Short task: Word for word, quote all of the material, omitting the pictures.
* start Source data *
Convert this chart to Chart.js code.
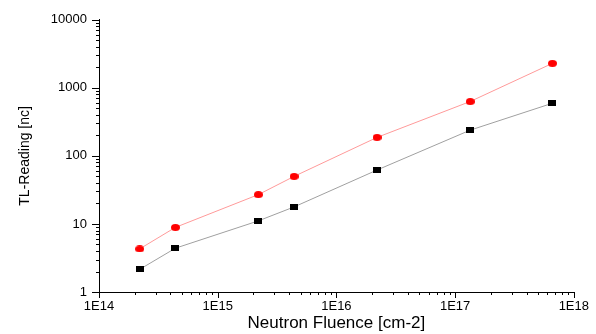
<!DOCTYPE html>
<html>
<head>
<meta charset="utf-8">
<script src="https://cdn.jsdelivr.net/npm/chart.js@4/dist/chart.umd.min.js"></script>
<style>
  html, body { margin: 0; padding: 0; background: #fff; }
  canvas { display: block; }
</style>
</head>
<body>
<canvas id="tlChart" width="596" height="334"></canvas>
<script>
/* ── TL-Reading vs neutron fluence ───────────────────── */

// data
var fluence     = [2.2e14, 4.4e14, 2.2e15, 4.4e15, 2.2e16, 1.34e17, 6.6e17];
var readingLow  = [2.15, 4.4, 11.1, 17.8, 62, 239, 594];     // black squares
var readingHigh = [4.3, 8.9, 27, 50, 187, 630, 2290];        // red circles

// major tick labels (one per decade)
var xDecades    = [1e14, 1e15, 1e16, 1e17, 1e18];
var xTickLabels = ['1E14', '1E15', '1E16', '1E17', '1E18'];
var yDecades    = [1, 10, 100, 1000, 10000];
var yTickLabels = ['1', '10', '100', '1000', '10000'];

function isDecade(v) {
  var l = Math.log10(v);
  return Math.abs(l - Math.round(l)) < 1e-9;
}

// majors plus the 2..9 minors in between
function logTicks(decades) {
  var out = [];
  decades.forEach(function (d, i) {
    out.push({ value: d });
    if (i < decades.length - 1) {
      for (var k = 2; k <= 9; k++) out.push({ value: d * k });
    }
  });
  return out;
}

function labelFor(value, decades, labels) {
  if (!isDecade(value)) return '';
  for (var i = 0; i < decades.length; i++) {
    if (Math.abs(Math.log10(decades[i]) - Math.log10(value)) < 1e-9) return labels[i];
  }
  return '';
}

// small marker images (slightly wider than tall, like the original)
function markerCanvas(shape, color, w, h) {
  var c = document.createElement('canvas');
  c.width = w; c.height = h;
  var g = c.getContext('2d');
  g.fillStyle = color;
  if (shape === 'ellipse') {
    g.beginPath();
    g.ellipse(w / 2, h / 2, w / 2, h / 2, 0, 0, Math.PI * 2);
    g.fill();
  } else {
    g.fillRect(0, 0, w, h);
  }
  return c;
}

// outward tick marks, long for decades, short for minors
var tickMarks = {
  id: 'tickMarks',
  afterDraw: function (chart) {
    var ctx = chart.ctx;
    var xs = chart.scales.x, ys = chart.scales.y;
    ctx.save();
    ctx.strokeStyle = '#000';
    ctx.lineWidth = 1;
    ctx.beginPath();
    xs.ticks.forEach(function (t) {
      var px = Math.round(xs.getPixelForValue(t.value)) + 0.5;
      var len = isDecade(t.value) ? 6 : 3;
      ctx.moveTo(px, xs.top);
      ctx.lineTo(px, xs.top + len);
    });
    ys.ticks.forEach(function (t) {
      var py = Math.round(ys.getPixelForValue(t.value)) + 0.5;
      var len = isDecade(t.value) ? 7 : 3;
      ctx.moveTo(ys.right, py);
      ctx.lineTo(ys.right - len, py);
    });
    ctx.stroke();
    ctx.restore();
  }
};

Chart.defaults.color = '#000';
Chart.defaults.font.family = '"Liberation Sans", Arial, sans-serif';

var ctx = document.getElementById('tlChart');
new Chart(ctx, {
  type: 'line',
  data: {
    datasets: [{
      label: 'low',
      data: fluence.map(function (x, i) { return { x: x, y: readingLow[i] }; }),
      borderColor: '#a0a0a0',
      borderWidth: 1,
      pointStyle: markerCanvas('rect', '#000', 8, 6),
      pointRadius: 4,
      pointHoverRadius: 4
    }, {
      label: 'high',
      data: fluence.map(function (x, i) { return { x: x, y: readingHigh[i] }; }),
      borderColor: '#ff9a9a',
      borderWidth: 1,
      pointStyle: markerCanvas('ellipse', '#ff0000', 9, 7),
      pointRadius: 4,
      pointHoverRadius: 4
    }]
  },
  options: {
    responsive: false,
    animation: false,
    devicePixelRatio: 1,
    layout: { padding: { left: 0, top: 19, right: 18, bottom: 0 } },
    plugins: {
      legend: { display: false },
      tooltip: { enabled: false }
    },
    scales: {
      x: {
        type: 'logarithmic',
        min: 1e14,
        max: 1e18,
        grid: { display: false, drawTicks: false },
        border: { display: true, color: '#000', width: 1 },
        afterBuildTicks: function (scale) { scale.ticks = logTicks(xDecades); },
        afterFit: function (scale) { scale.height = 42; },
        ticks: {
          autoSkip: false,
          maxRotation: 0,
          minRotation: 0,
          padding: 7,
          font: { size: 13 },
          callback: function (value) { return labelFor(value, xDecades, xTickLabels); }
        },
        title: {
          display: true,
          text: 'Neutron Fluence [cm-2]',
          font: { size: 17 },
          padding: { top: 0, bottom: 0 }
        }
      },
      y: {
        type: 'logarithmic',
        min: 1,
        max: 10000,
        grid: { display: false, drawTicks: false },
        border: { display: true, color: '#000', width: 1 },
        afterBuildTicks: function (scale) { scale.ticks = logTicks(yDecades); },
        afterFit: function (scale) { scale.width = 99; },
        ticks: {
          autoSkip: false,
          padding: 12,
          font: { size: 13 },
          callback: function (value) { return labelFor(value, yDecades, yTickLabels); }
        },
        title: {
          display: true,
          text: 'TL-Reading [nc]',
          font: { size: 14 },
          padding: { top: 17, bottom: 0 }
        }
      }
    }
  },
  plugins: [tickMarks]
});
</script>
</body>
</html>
* end Source data *
Response to this task:
Convert this chart to Chart.js code.
<!DOCTYPE html>
<html>
<head>
<meta charset="utf-8">
<script src="https://cdn.jsdelivr.net/npm/chart.js@4/dist/chart.umd.min.js"></script>
<style>
  html, body { margin: 0; padding: 0; background: #fff; }
  canvas { display: block; }
</style>
</head>
<body>
<canvas id="tlChart" width="596" height="334"></canvas>
<script>
/* ── TL-Reading vs neutron fluence ───────────────────── */

// data
var fluence     = [2.2e14, 4.4e14, 2.2e15, 4.4e15, 2.2e16, 1.34e17, 6.6e17];
var readingLow  = [2.15, 4.4, 11.1, 17.8, 62, 239, 594];     // black squares
var readingHigh = [4.3, 8.9, 27, 50, 187, 630, 2290];        // red circles

// major tick labels (one per decade)
var xDecades    = [1e14, 1e15, 1e16, 1e17, 1e18];
var xTickLabels = ['1E14', '1E15', '1E16', '1E17', '1E18'];
var yDecades    = [1, 10, 100, 1000, 10000];
var yTickLabels = ['1', '10', '100', '1000', '10000'];

function isDecade(v) {
  var l = Math.log10(v);
  return Math.abs(l - Math.round(l)) < 1e-9;
}

// majors plus the 2..9 minors in between
function logTicks(decades) {
  var out = [];
  decades.forEach(function (d, i) {
    out.push({ value: d });
    if (i < decades.length - 1) {
      for (var k = 2; k <= 9; k++) out.push({ value: d * k });
    }
  });
  return out;
}

function labelFor(value, decades, labels) {
  if (!isDecade(value)) return '';
  for (var i = 0; i < decades.length; i++) {
    if (Math.abs(Math.log10(decades[i]) - Math.log10(value)) < 1e-9) return labels[i];
  }
  return '';
}

// small marker images (slightly wider than tall, like the original)
function markerCanvas(shape, color, w, h) {
  var c = document.createElement('canvas');
  c.width = w; c.height = h;
  var g = c.getContext('2d');
  g.fillStyle = color;
  if (shape === 'ellipse') {
    g.beginPath();
    g.ellipse(w / 2, h / 2, w / 2, h / 2, 0, 0, Math.PI * 2);
    g.fill();
  } else {
    g.fillRect(0, 0, w, h);
  }
  return c;
}

// outward tick marks, long for decades, short for minors
var tickMarks = {
  id: 'tickMarks',
  afterDraw: function (chart) {
    var ctx = chart.ctx;
    var xs = chart.scales.x, ys = chart.scales.y;
    ctx.save();
    ctx.strokeStyle = '#000';
    ctx.lineWidth = 1;
    ctx.beginPath();
    xs.ticks.forEach(function (t) {
      var px = Math.round(xs.getPixelForValue(t.value)) + 0.5;
      var len = isDecade(t.value) ? 6 : 3;
      ctx.moveTo(px, xs.top);
      ctx.lineTo(px, xs.top + len);
    });
    ys.ticks.forEach(function (t) {
      var py = Math.round(ys.getPixelForValue(t.value)) + 0.5;
      var len = isDecade(t.value) ? 7 : 3;
      ctx.moveTo(ys.right, py);
      ctx.lineTo(ys.right - len, py);
    });
    ctx.stroke();
    ctx.restore();
  }
};

Chart.defaults.color = '#000';
Chart.defaults.font.family = '"Liberation Sans", Arial, sans-serif';

var ctx = document.getElementById('tlChart');
new Chart(ctx, {
  type: 'line',
  data: {
    datasets: [{
      label: 'low',
      data: fluence.map(function (x, i) { return { x: x, y: readingLow[i] }; }),
      borderColor: '#a0a0a0',
      borderWidth: 1,
      pointStyle: markerCanvas('rect', '#000', 8, 6),
      pointRadius: 4,
      pointHoverRadius: 4
    }, {
      label: 'high',
      data: fluence.map(function (x, i) { return { x: x, y: readingHigh[i] }; }),
      borderColor: '#ff9a9a',
      borderWidth: 1,
      pointStyle: markerCanvas('ellipse', '#ff0000', 9, 7),
      pointRadius: 4,
      pointHoverRadius: 4
    }]
  },
  options: {
    responsive: false,
    animation: false,
    devicePixelRatio: 1,
    layout: { padding: { left: 0, top: 19, right: 18, bottom: 0 } },
    plugins: {
      legend: { display: false },
      tooltip: { enabled: false }
    },
    scales: {
      x: {
        type: 'logarithmic',
        min: 1e14,
        max: 1e18,
        grid: { display: false, drawTicks: false },
        border: { display: true, color: '#000', width: 1 },
        afterBuildTicks: function (scale) { scale.ticks = logTicks(xDecades); },
        afterFit: function (scale) { scale.height = 42; },
        ticks: {
          autoSkip: false,
          maxRotation: 0,
          minRotation: 0,
          padding: 7,
          font: { size: 13 },
          callback: function (value) { return labelFor(value, xDecades, xTickLabels); }
        },
        title: {
          display: true,
          text: 'Neutron Fluence [cm-2]',
          font: { size: 17 },
          padding: { top: 0, bottom: 0 }
        }
      },
      y: {
        type: 'logarithmic',
        min: 1,
        max: 10000,
        grid: { display: false, drawTicks: false },
        border: { display: true, color: '#000', width: 1 },
        afterBuildTicks: function (scale) { scale.ticks = logTicks(yDecades); },
        afterFit: function (scale) { scale.width = 99; },
        ticks: {
          autoSkip: false,
          padding: 12,
          font: { size: 13 },
          callback: function (value) { return labelFor(value, yDecades, yTickLabels); }
        },
        title: {
          display: true,
          text: 'TL-Reading [nc]',
          font: { size: 14 },
          padding: { top: 17, bottom: 0 }
        }
      }
    }
  },
  plugins: [tickMarks]
});
</script>
</body>
</html>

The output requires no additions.